Early this morning after a night of drinking I woke up and really had to pee. I'm sure you know what I'm talking about. But what happens if I don't? Is there a long-term health risk if I regularly choose to hold it? If alcohol is thrown into the equation, are there other effects or considerations?
Illustration by Slug Signorino
I have to level with you, Matt. When I wake up after a long night with the needle pegged on F, my first thought isn’t: what if I held this in? But that’s OK–a willingness to think outside the box is the mark of a true scientist. Luckily, you needn’t experiment on yourself. Many folks who really are scientists sometimes enjoy a cold one, and as often happens following alcohol consumption, they’ve had occasion to study their bodily functions up close.
When you drink, liquid passes from your stomach and small intestine into your bloodstream. Your body monitors how dilute your blood is, and varies urine production depending on salt content and volume consumed. A night of tippling gives you a lot of liquid to unload, and while you’re in bed your kidneys are going to be busy.
As you sleep, your bladder fills up.
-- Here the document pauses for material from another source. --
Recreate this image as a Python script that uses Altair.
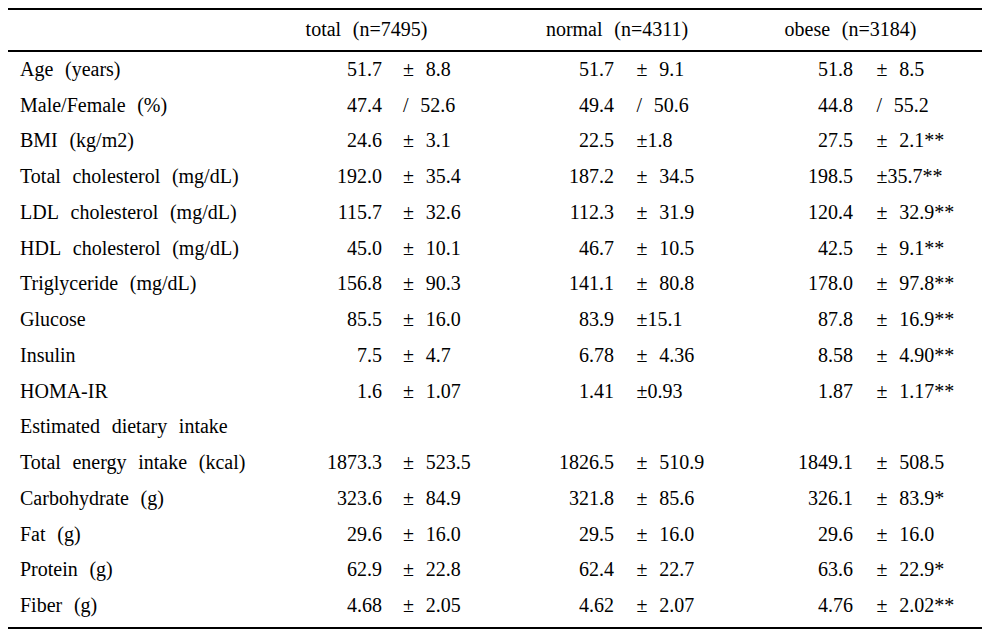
import altair as alt
import pandas as pd

# ---------------- data ----------------
headers = ["total (n=7495)", "normal (n=4311)", "obese (n=3184)"]
groups = ["total", "normal", "obese"]

labels = [
    "Age (years)", "Male/Female (%)", "BMI (kg/m2)", "Total cholesterol (mg/dL)",
    "LDL cholesterol (mg/dL)", "HDL cholesterol (mg/dL)", "Triglyceride (mg/dL)",
    "Glucose", "Insulin", "HOMA-IR", "Estimated dietary intake",
    "Total energy intake (kcal)", "Carbohydrate (g)", "Fat (g)", "Protein (g)", "Fiber (g)",
]

total_mean = ["51.7", "47.4", "24.6", "192.0", "115.7", "45.0", "156.8", "85.5", "7.5", "1.6",
              "", "1873.3", "323.6", "29.6", "62.9", "4.68"]
total_sd = ["± 8.8", "/ 52.6", "± 3.1", "± 35.4", "± 32.6", "± 10.1", "± 90.3", "± 16.0", "± 4.7", "± 1.07",
            "", "± 523.5", "± 84.9", "± 16.0", "± 22.8", "± 2.05"]
normal_mean = ["51.7", "49.4", "22.5", "187.2", "112.3", "46.7", "141.1", "83.9", "6.78", "1.41",
               "", "1826.5", "321.8", "29.5", "62.4", "4.62"]
normal_sd = ["± 9.1", "/ 50.6", "±1.8", "± 34.5", "± 31.9", "± 10.5", "± 80.8", "±15.1", "± 4.36", "±0.93",
             "", "± 510.9", "± 85.6", "± 16.0", "± 22.7", "± 2.07"]
obese_mean = ["51.8", "44.8", "27.5", "198.5", "120.4", "42.5", "178.0", "87.8", "8.58", "1.87",
              "", "1849.1", "326.1", "29.6", "63.6", "4.76"]
obese_sd = ["± 8.5", "/ 55.2", "± 2.1**", "±35.7**", "± 32.9**", "± 9.1**", "± 97.8**", "± 16.9**", "± 4.90**", "± 1.17**",
            "", "± 508.5", "± 83.9*", "± 16.0", "± 22.9*", "± 2.02**"]

# ---------------- layout / style ----------------
FONT = "Liberation Serif"
FS = 20
W, H = 974, 622
SP = "\u2002\u200a"  # wide word gap as in the original typesetting


def wide(s):
    return s.replace(" ", SP)


yscale = alt.Scale(domain=[-0.903, 16.504], range=[0, H], nice=False, zero=False)
col_domain = [0, 1, 2]
mean_scale = alt.Scale(domain=col_domain, range=[374, 606, 845], nice=False, zero=False)
sd_scale = alt.Scale(domain=col_domain, range=[395, 628.5, 868.5], nice=False, zero=False)
head_scale = alt.Scale(domain=col_domain, range=[358.5, 609, 842.5], nice=False, zero=False)

header_row = -0.119
rule_rows = [-0.875, 0.300, 16.448]

# ---------------- frames ----------------
lab_df = pd.DataFrame({"row": list(range(1, len(labels) + 1)), "text": [wide(l) for l in labels]})
head_df = pd.DataFrame({"col": col_domain, "text": [wide(h) for h in headers], "row": [header_row] * 3})

recs = []
for ci, (means, sds) in enumerate([(total_mean, total_sd), (normal_mean, normal_sd),
                                   (obese_mean, obese_sd)]):
    for i, (m, s) in enumerate(zip(means, sds)):
        recs.append({"col": ci, "g": groups[ci], "row": i + 1, "mean": m, "sd": wide(s)})
val_df = pd.DataFrame(recs)
rule_df = pd.DataFrame({"r": rule_rows})

base_text = dict(font=FONT, fontSize=FS, color="#000000", baseline="alphabetic")

labels_layer = alt.Chart(lab_df).mark_text(align="left", **base_text).encode(
    x=alt.value(12),
    y=alt.Y("row:Q", scale=yscale, axis=None),
    text="text:N",
)

head_layer = alt.Chart(head_df).mark_text(align="center", **base_text).encode(
    x=alt.X("col:Q", scale=head_scale, axis=None),
    y=alt.Y("row:Q", scale=yscale, axis=None),
    text="text:N",
)

mean_layer = alt.Chart(val_df).mark_text(align="right", **base_text).encode(
    x=alt.X("col:Q", scale=mean_scale, axis=None),
    y=alt.Y("row:Q", scale=yscale, axis=None),
    text="mean:N",
)

sd_layer = alt.Chart(val_df).mark_text(align="left", **base_text).encode(
    x=alt.X("col:Q", scale=sd_scale, axis=None),
    y=alt.Y("row:Q", scale=yscale, axis=None),
    text="sd:N",
)

rule_layer = alt.Chart(rule_df).mark_rule(color="#000000", strokeWidth=1.8).encode(
    x=alt.value(0),
    x2=alt.value(W),
    y=alt.Y("r:Q", scale=yscale, axis=None),
)

chart = alt.layer(rule_layer, labels_layer, head_layer, mean_layer, sd_layer).resolve_scale(
    x="independent"
).properties(
    width=W, height=H, padding=0, autosize=alt.AutoSizeParams(type="none"), background="white"
).configure_view(stroke=None)

chart.save("out.html", embed_options={"renderer": "svg", "actions": False})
It’s a tough, muscular bag that stretches as it fills, and as it does so stretch receptor nerves tell you that you’re approaching capacity and it’s time to head for the can. Maximum bladder volume varies, ranging from about a pint to nearly a quart (imagine the patient research so somebody could plot that on a spreadsheet), with the urge to go kicking in at anywhere from 5 to 13 fluid ounces. Your bladder has two sphincters on the bottom that keep the contents in, one controlled automatically by your nervous system and a second controlled voluntarily by . . . well, it’s still your nervous system, but higher up in the chain of command. With luck, you can control that second one well enough to wake up dry.
Now for the complications. The ureters, the tubes that feed from each kidney to the bladder, don’t have valves to prevent reverse flow. If your bladder gets too full, the fluid can back up into the kidneys, leading to potentially serious medical issues. Kidneys work by a pressure differential system involving a fine network of capillaries and tubules, and fluid backup will make them less effective at filtering your blood. Depending on how high the back pressure gets, your kidneys could be damaged. The area at greatest risk is the kidney’s central collection region, the pelvis and calyces, which may become dilated, a condition called hydronephrosis. Another risk from high bladder pressure is kidney infection due to bacteria forced up from below, called pyelonephritis.
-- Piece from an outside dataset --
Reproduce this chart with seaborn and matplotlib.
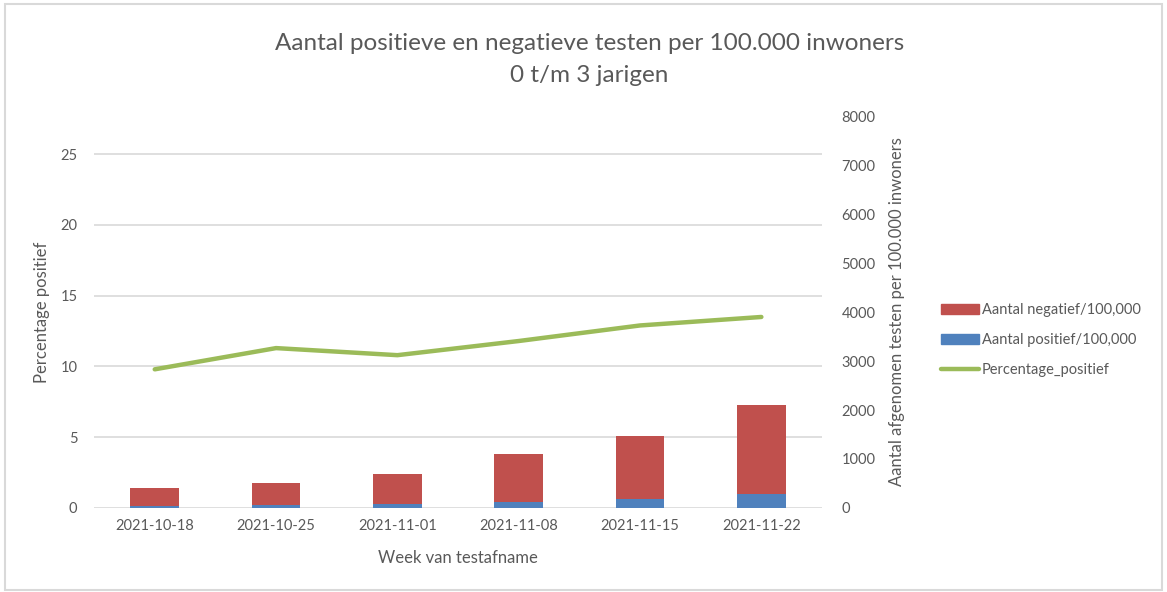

But don’t worry. Unless there’s some physical obstruction, or you’ve got a lingering case of childhood voiding dysfunction (see below), you’ll let go long before back pressure can do any real harm. If you do have a blockage, such as from kidney or bladder stones, different story, but should that happen you’ll know it–the pain caused by stones is legendary.
Generally speaking, voluntary urine retention won’t hurt your bladder either. It’s rugged and well suited to the purpose, so it’s not going to explode just because you’re determined to hold out. Some cite astronomer Tycho Brahe, of golden nose fame, who reputedly died of a burst bladder after he refused to leave a banquet table for fear of being rude. However, most theories on the cause of his death now focus on a bladder infection, mercury poisoning, or both.
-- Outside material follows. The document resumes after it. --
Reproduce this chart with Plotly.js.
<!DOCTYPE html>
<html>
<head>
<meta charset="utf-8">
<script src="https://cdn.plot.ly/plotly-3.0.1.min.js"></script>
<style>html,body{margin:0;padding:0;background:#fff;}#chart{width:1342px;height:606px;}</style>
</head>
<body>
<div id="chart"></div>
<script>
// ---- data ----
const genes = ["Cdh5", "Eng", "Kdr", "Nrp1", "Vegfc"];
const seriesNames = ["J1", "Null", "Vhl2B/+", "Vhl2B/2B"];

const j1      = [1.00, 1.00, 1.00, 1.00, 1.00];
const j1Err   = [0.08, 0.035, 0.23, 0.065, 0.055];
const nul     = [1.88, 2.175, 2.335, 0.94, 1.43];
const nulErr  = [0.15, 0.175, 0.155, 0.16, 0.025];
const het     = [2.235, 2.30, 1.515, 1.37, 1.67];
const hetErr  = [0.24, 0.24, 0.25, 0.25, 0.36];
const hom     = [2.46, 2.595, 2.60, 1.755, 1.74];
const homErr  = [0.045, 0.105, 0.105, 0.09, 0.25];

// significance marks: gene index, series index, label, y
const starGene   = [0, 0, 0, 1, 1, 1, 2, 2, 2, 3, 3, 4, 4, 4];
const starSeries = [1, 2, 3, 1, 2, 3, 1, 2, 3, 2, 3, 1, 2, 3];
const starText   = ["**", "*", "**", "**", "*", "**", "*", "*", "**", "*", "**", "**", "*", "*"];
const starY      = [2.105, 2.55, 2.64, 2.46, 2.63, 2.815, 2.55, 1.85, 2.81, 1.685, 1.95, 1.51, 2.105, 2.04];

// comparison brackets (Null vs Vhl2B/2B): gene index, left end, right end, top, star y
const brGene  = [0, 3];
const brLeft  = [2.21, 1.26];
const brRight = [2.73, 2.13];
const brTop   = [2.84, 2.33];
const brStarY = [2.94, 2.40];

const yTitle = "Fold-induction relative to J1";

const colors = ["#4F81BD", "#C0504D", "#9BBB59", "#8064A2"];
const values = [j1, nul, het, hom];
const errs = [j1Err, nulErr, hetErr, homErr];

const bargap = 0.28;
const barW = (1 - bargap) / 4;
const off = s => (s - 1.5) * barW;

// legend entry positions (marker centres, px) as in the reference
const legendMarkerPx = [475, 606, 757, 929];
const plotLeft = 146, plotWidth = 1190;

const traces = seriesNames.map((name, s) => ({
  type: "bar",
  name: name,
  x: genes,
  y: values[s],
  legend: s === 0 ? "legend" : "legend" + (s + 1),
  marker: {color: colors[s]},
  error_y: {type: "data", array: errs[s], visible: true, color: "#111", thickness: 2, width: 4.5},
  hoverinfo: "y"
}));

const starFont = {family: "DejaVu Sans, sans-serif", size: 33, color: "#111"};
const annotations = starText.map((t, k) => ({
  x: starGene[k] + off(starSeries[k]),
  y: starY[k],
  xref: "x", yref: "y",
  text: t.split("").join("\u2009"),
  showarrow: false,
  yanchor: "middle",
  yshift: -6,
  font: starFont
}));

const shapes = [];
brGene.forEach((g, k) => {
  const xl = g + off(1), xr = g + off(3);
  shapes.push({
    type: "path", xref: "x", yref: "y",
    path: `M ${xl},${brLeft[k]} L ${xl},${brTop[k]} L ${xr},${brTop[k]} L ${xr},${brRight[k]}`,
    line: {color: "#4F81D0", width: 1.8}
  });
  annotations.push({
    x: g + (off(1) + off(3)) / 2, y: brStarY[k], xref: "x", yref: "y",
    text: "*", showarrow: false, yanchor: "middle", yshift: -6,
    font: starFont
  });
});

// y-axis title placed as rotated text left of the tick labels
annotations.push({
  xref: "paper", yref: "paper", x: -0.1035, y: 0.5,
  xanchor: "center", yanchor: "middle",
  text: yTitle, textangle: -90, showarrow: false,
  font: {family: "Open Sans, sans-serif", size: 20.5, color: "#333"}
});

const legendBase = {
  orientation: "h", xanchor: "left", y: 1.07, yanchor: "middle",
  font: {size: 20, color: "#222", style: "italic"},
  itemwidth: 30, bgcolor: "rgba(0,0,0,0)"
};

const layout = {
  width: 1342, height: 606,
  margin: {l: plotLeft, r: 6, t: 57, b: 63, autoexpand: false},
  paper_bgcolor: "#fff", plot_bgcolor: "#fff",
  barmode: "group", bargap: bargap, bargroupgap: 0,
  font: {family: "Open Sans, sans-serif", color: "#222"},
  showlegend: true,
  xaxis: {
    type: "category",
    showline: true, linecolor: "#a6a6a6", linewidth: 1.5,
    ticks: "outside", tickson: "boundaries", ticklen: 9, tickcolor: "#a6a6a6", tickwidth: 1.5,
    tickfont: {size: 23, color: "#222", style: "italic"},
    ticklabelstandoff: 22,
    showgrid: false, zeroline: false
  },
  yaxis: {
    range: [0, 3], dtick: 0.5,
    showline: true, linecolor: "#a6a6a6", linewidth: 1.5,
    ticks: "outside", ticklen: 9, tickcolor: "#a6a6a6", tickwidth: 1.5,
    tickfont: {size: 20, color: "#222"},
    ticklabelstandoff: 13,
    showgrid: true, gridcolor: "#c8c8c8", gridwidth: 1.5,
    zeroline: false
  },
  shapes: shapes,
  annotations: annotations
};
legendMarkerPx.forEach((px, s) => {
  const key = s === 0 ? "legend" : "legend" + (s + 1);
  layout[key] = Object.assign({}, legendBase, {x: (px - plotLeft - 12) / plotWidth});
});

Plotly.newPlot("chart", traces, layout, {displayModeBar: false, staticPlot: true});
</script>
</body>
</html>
That’s not to say bladders can’t break. A full bladder can be ruptured during a car accident–impact with the steering column or an improperly worn seat belt is often what does it–since there isn’t time for the sphincters to open and relieve the pressure. Other complaints you’re likely to have at the same time, such as a broken pelvis, can make surgical treatment difficult. So keep that belt low across your hips, not snugged around your middle, and if you feel a traffic accident coming on, go to the bathroom first.
Alcohol can complicate the retention issue, mainly because like caffeine it’s a diuretic, meaning it stimulates urine production. It also has anesthetic properties, so you may not realize how full your bladder is getting, but again like caffeine it’s an irritant, making it feel more urgent for you to urinate.
In the last analysis, however, the issue isn’t physiological but psychological. I mentioned voiding dysfunction, which sometimes develops in children who refuse to go to the bathroom for extended periods, leading to incontinence (hey, there are physical limits), infection, and other problems. Freud made a career out of people who held in what they shouldn’t have. Spare yourself years of therapy, Matt–when your body tells you to go, go.